For the data below, transcribe the part that opens with the line containing "Give me the TikZ source for this diagram." and closes with the line containing "(0,0) rectangle (863,1200);", exactly and with no pictures.
====================
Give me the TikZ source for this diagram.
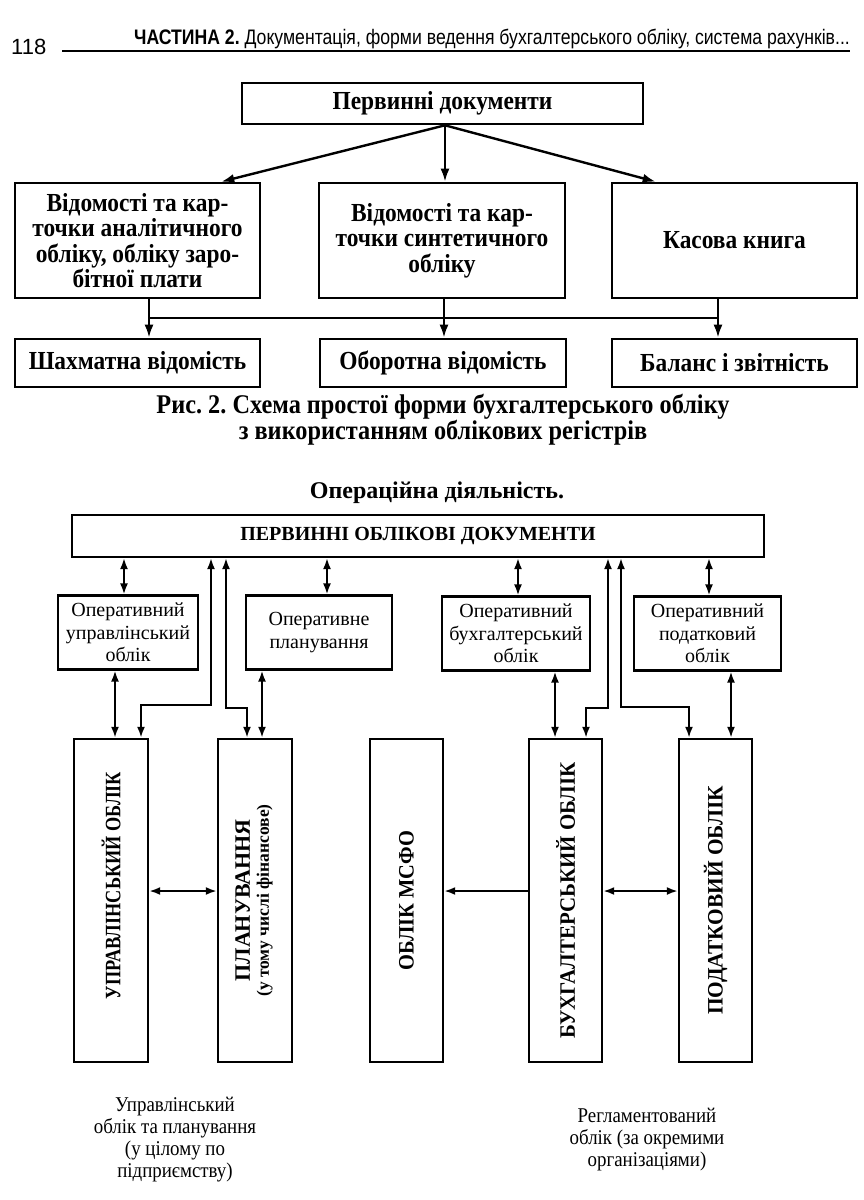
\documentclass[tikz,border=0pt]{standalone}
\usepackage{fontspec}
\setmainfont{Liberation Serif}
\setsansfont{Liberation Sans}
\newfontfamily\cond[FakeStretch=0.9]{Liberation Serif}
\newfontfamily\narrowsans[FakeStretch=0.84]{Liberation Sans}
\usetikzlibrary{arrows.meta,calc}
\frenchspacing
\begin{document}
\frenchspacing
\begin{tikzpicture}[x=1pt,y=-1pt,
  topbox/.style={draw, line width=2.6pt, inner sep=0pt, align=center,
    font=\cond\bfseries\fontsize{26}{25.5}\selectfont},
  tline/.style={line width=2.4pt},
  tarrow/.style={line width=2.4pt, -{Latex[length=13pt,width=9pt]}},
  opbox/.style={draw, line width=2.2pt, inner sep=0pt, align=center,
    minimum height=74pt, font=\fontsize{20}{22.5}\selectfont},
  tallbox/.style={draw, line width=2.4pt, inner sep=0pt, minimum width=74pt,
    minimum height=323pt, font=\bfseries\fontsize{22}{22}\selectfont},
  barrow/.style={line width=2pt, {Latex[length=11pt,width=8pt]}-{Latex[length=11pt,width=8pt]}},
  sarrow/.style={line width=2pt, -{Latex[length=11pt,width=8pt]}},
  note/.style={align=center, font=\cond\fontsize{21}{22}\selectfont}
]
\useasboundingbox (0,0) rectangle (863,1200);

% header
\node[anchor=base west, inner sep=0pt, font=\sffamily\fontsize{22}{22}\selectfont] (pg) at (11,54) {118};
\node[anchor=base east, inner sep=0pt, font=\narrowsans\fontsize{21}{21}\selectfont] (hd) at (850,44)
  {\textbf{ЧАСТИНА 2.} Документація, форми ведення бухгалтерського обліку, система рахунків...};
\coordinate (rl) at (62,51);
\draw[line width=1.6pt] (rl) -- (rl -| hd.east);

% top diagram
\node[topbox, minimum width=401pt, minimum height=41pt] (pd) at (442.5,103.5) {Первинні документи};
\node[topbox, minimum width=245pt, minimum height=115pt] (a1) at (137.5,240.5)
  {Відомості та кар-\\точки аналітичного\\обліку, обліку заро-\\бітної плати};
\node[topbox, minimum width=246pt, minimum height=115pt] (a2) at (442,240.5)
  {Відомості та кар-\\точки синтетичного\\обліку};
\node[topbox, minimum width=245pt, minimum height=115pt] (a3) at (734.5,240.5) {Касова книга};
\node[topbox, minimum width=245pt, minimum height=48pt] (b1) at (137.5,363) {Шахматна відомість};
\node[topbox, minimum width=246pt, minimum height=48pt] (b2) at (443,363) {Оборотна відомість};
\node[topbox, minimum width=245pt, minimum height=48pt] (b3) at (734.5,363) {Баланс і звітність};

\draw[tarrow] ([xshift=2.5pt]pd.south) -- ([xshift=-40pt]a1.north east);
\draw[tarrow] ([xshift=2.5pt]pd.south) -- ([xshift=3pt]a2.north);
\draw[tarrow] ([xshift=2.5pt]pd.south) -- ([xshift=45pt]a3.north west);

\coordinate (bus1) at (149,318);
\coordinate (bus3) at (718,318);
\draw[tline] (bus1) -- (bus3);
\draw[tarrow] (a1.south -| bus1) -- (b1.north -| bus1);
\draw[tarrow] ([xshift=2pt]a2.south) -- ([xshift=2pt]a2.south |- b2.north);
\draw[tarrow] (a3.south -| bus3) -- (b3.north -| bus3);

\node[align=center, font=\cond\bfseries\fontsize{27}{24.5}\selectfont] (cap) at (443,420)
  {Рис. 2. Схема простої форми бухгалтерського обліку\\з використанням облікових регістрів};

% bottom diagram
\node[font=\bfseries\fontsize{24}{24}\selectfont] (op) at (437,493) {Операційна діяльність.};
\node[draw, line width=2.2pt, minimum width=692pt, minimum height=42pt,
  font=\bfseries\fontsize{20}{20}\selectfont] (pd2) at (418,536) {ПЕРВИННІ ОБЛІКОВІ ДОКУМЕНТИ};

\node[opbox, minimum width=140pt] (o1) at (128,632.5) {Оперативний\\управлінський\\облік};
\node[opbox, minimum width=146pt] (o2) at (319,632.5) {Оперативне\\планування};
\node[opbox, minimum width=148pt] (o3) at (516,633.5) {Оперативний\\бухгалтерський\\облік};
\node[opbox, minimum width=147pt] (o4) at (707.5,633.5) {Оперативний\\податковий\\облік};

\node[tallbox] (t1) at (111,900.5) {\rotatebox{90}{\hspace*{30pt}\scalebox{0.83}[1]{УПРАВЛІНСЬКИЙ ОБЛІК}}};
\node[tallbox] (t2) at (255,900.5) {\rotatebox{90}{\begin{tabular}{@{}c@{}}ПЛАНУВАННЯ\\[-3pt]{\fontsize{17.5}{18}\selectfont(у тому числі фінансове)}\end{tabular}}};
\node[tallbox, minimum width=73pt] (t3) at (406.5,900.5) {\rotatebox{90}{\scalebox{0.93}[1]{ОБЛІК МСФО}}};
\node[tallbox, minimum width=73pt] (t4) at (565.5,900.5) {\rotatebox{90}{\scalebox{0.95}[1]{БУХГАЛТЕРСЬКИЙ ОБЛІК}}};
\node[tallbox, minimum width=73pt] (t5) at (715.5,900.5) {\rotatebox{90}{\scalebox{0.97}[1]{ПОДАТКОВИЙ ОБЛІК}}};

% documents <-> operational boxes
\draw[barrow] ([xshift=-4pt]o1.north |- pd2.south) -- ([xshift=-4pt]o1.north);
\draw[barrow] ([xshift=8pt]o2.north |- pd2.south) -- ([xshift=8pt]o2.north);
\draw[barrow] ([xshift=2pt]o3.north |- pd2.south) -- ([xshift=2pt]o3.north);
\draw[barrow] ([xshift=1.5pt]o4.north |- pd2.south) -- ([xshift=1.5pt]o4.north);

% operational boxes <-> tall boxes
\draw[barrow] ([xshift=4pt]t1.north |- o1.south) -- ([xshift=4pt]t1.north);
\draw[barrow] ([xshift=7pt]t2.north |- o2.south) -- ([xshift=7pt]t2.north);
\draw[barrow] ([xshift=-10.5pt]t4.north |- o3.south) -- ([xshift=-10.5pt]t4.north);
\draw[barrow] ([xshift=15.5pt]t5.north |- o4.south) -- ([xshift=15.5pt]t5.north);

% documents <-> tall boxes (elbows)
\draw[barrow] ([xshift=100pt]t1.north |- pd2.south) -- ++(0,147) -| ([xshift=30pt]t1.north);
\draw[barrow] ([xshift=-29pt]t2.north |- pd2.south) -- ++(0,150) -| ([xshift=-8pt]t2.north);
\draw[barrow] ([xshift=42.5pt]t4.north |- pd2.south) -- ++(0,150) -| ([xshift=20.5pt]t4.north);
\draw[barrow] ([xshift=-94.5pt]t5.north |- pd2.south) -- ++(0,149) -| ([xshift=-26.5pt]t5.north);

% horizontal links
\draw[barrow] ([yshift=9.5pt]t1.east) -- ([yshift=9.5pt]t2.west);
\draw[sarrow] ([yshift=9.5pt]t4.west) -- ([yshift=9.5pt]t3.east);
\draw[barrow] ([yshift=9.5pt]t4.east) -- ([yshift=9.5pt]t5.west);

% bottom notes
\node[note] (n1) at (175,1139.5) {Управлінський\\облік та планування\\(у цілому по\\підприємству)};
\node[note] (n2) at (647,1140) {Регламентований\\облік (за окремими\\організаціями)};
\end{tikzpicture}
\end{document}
====================
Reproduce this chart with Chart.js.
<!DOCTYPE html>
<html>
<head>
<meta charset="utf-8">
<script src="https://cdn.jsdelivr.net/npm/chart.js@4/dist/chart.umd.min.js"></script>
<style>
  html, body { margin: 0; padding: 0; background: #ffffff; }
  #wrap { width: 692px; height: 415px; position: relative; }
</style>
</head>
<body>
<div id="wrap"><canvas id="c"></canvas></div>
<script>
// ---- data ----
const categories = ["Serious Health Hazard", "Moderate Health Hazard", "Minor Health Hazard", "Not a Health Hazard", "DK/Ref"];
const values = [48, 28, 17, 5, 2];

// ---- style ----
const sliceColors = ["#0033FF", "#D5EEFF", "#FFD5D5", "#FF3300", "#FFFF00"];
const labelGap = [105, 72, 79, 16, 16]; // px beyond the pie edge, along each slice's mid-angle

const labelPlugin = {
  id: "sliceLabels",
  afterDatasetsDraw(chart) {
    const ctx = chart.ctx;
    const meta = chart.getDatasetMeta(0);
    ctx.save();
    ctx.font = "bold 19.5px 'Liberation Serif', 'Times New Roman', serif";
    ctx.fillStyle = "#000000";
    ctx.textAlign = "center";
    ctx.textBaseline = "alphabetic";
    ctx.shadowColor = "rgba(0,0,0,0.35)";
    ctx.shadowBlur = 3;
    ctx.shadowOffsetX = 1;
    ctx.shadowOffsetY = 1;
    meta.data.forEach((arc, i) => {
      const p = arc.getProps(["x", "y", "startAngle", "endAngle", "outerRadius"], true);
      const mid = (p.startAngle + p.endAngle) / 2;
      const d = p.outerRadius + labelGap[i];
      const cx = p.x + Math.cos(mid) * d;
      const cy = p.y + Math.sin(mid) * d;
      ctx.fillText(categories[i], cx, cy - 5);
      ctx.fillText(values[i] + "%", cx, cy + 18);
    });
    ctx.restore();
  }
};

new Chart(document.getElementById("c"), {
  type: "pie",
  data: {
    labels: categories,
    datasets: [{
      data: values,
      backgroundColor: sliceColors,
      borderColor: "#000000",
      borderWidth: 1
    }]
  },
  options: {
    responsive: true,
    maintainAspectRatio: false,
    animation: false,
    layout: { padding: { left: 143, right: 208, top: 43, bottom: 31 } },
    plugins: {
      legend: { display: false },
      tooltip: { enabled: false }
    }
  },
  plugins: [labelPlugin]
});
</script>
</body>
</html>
====================
* _Reply_
Give me the TikZ source for this diagram.
\documentclass[tikz,border=0pt]{standalone}
\usepackage{fontspec}
\setmainfont{Liberation Serif}
\setsansfont{Liberation Sans}
\newfontfamily\cond[FakeStretch=0.9]{Liberation Serif}
\newfontfamily\narrowsans[FakeStretch=0.84]{Liberation Sans}
\usetikzlibrary{arrows.meta,calc}
\frenchspacing
\begin{document}
\frenchspacing
\begin{tikzpicture}[x=1pt,y=-1pt,
  topbox/.style={draw, line width=2.6pt, inner sep=0pt, align=center,
    font=\cond\bfseries\fontsize{26}{25.5}\selectfont},
  tline/.style={line width=2.4pt},
  tarrow/.style={line width=2.4pt, -{Latex[length=13pt,width=9pt]}},
  opbox/.style={draw, line width=2.2pt, inner sep=0pt, align=center,
    minimum height=74pt, font=\fontsize{20}{22.5}\selectfont},
  tallbox/.style={draw, line width=2.4pt, inner sep=0pt, minimum width=74pt,
    minimum height=323pt, font=\bfseries\fontsize{22}{22}\selectfont},
  barrow/.style={line width=2pt, {Latex[length=11pt,width=8pt]}-{Latex[length=11pt,width=8pt]}},
  sarrow/.style={line width=2pt, -{Latex[length=11pt,width=8pt]}},
  note/.style={align=center, font=\cond\fontsize{21}{22}\selectfont}
]
\useasboundingbox (0,0) rectangle (863,1200);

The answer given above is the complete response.